### MATERIAL PROVIDED
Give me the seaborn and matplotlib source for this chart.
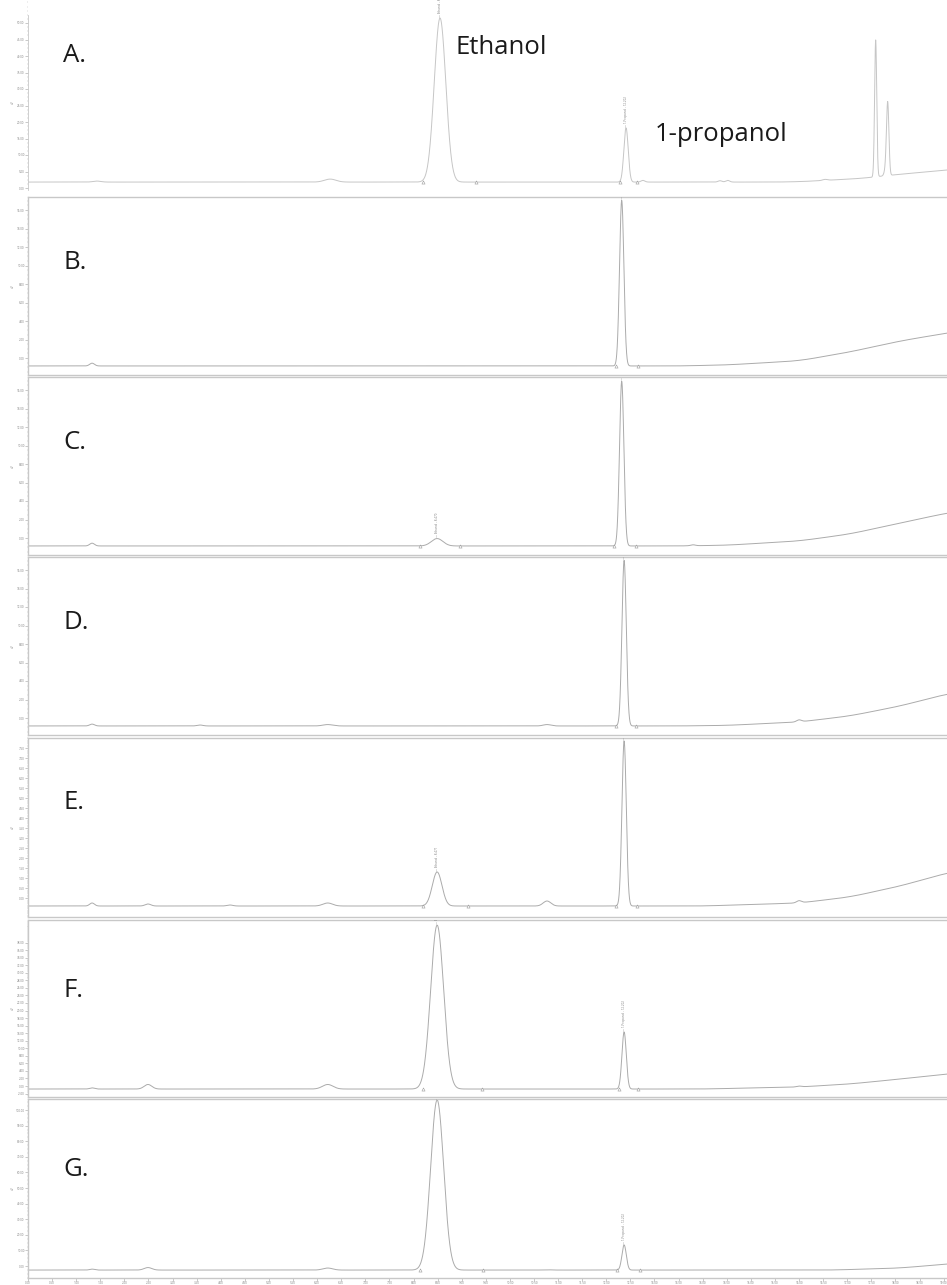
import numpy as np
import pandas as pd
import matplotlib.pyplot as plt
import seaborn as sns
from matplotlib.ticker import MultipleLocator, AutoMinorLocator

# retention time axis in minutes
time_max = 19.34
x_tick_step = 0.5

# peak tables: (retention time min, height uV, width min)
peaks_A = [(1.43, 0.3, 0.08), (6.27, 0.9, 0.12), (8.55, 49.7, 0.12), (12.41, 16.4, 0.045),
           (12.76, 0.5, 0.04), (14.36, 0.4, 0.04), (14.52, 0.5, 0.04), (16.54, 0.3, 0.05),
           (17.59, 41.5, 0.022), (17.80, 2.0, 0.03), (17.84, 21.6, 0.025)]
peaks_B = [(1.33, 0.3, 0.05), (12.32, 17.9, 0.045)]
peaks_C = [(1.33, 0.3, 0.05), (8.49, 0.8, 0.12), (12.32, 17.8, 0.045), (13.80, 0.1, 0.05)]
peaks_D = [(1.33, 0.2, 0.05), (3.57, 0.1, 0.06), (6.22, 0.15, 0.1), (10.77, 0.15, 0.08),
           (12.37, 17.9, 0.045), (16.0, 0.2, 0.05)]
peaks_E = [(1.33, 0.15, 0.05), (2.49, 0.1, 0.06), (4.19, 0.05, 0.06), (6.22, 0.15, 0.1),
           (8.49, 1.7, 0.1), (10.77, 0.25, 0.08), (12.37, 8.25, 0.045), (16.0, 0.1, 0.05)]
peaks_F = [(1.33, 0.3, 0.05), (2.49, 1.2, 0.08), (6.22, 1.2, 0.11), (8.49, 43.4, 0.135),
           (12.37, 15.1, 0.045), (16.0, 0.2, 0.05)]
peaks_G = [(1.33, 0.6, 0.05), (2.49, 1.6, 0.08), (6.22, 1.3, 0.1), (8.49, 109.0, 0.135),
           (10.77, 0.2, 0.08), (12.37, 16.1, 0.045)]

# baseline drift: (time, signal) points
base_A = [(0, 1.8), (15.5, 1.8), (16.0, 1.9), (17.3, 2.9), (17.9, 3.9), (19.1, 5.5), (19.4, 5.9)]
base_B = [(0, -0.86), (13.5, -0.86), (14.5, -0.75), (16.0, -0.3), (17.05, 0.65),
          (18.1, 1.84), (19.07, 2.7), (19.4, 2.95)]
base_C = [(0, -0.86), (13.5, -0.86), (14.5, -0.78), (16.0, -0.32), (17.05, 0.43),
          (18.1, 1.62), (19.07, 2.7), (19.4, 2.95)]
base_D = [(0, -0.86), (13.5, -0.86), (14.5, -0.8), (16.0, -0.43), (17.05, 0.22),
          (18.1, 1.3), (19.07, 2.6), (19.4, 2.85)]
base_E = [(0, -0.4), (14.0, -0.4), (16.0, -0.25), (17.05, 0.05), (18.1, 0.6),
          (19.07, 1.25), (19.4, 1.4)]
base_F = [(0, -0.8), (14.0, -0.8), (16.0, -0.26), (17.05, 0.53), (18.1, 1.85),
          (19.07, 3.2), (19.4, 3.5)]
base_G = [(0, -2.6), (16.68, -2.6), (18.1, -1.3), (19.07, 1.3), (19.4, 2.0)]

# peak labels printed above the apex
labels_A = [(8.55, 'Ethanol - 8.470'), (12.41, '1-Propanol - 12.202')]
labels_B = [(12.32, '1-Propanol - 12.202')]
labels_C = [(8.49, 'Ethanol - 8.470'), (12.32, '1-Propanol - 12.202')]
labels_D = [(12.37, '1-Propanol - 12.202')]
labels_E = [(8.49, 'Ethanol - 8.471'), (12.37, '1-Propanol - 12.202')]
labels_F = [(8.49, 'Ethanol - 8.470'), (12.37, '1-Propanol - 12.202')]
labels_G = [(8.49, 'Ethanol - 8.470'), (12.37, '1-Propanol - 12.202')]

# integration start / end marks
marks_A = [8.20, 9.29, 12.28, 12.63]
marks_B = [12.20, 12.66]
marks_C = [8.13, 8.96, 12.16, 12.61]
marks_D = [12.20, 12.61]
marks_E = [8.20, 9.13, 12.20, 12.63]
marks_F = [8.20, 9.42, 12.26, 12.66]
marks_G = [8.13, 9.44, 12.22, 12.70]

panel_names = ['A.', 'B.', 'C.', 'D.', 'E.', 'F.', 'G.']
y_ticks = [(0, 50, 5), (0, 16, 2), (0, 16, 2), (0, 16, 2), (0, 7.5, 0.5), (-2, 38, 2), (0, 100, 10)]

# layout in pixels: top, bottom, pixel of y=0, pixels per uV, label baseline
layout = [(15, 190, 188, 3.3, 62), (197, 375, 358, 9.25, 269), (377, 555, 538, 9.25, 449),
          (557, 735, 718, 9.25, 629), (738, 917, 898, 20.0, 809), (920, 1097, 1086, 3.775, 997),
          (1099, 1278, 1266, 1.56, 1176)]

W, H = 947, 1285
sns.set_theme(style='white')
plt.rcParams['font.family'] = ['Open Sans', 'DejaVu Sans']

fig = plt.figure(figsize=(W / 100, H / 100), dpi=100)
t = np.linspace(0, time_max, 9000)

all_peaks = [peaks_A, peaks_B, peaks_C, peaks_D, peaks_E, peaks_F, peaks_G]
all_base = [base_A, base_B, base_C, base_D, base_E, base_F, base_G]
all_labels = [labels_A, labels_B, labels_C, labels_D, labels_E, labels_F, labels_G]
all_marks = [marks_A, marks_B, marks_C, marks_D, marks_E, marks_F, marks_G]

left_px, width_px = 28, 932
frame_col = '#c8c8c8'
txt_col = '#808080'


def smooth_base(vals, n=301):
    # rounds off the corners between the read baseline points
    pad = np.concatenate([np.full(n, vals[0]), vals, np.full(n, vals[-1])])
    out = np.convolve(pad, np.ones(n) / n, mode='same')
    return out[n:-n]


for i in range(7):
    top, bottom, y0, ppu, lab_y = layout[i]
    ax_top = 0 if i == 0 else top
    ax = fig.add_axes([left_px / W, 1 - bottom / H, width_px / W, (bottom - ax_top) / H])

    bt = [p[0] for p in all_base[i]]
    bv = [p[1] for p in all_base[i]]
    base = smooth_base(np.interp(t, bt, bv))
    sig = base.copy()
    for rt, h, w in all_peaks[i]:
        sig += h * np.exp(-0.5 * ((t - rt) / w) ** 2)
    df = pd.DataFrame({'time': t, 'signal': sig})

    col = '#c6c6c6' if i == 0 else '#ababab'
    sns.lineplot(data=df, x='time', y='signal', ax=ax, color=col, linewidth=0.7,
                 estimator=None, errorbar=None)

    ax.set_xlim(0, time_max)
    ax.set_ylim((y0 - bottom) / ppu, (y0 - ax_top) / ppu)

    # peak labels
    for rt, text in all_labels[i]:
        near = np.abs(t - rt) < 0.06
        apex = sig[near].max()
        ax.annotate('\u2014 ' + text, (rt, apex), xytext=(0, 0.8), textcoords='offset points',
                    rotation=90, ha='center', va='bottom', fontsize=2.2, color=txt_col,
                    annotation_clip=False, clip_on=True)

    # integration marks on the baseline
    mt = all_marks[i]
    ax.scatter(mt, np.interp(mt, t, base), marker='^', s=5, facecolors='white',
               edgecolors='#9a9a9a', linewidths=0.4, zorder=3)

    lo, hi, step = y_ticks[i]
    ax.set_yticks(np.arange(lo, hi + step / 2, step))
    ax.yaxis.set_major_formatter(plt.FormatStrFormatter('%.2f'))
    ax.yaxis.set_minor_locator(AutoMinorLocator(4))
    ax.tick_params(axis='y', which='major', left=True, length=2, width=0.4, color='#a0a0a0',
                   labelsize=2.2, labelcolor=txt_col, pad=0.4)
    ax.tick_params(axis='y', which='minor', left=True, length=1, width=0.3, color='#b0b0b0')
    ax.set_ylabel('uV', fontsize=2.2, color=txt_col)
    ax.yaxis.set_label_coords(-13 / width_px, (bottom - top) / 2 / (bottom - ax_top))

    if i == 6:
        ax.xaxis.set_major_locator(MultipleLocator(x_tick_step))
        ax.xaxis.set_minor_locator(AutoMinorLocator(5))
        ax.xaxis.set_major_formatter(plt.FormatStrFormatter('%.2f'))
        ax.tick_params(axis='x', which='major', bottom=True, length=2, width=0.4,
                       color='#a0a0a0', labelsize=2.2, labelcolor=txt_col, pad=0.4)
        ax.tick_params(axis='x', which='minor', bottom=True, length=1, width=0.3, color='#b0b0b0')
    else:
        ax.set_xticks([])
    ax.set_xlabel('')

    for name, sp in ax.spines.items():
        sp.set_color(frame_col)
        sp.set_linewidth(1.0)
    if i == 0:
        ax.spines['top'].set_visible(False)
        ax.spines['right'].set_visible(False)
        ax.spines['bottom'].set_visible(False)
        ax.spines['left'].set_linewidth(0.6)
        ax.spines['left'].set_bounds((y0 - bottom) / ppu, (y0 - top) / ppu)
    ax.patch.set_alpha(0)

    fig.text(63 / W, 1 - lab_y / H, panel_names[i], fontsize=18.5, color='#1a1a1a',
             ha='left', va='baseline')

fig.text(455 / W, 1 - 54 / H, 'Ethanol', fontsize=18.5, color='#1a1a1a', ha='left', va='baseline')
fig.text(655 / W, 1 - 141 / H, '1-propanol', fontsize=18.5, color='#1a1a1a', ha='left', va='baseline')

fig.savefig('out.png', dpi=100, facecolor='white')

### WHAT TO PRODUCE
Repeat, exactly and in full, each line from the start of the data to the line that contains "(10.77, 0.2, 0.08), (12.37, 16.1, 0.045)]". Pictures do not go in.

### REPLY TO THE EXERCISE
Give me the seaborn and matplotlib source for this chart.
import numpy as np
import pandas as pd
import matplotlib.pyplot as plt
import seaborn as sns
from matplotlib.ticker import MultipleLocator, AutoMinorLocator

# retention time axis in minutes
time_max = 19.34
x_tick_step = 0.5

# peak tables: (retention time min, height uV, width min)
peaks_A = [(1.43, 0.3, 0.08), (6.27, 0.9, 0.12), (8.55, 49.7, 0.12), (12.41, 16.4, 0.045),
           (12.76, 0.5, 0.04), (14.36, 0.4, 0.04), (14.52, 0.5, 0.04), (16.54, 0.3, 0.05),
           (17.59, 41.5, 0.022), (17.80, 2.0, 0.03), (17.84, 21.6, 0.025)]
peaks_B = [(1.33, 0.3, 0.05), (12.32, 17.9, 0.045)]
peaks_C = [(1.33, 0.3, 0.05), (8.49, 0.8, 0.12), (12.32, 17.8, 0.045), (13.80, 0.1, 0.05)]
peaks_D = [(1.33, 0.2, 0.05), (3.57, 0.1, 0.06), (6.22, 0.15, 0.1), (10.77, 0.15, 0.08),
           (12.37, 17.9, 0.045), (16.0, 0.2, 0.05)]
peaks_E = [(1.33, 0.15, 0.05), (2.49, 0.1, 0.06), (4.19, 0.05, 0.06), (6.22, 0.15, 0.1),
           (8.49, 1.7, 0.1), (10.77, 0.25, 0.08), (12.37, 8.25, 0.045), (16.0, 0.1, 0.05)]
peaks_F = [(1.33, 0.3, 0.05), (2.49, 1.2, 0.08), (6.22, 1.2, 0.11), (8.49, 43.4, 0.135),
           (12.37, 15.1, 0.045), (16.0, 0.2, 0.05)]
peaks_G = [(1.33, 0.6, 0.05), (2.49, 1.6, 0.08), (6.22, 1.3, 0.1), (8.49, 109.0, 0.135),
           (10.77, 0.2, 0.08), (12.37, 16.1, 0.045)]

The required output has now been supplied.